Voluntary management committee members have a duty to use their organisation’s funds within a reasonable time of receiving them. However, organisations need to be able to secure their future, absorb setbacks, and take advantage of change and opportunity. Many provide for this by putting income aside, when they can afford to, as a reserve for future plans, or against future uncertainties.

To overcome the possible perception that an organisation is hoarding its money, and asking the public for funds that are not immediately needed, it is essential to be able to explain the position on reserves. Responsibility for this lies with the voluntary management committee, who should develop, and make clear in the annual report, a justifiable strategy for holding funds in reserve.

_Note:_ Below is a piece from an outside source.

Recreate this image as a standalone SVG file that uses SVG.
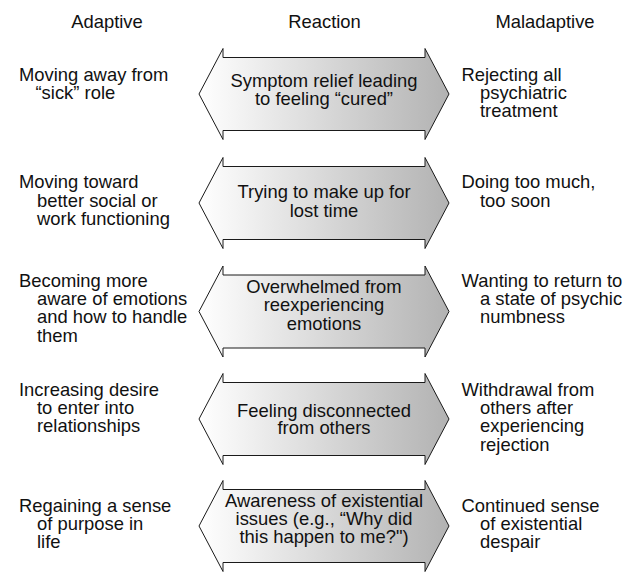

It is not acceptable to have a high level of reserves, high in actual terms or even just proportionate to turnover, if they cannot be justified. For charities specifically this could be seen as not properly directing the resources of the charity to the furtherance of its charitable objectives. Long-term commitments to staff or leases, or refurbishment plans which may have to be paid out of reserves, should however, be taken into account.

Reserves are often expressed in terms of future weeks’ expenditure. The voluntary management committee may wish to set a target of, say, three months operating costs, to hold in reserve.

One problem with reserves is that some grant makers will not provide funds to an organisation with, as they see it, ‘too much money’ in reserve. When applying for funds, you should establish funders’ policy on reserves.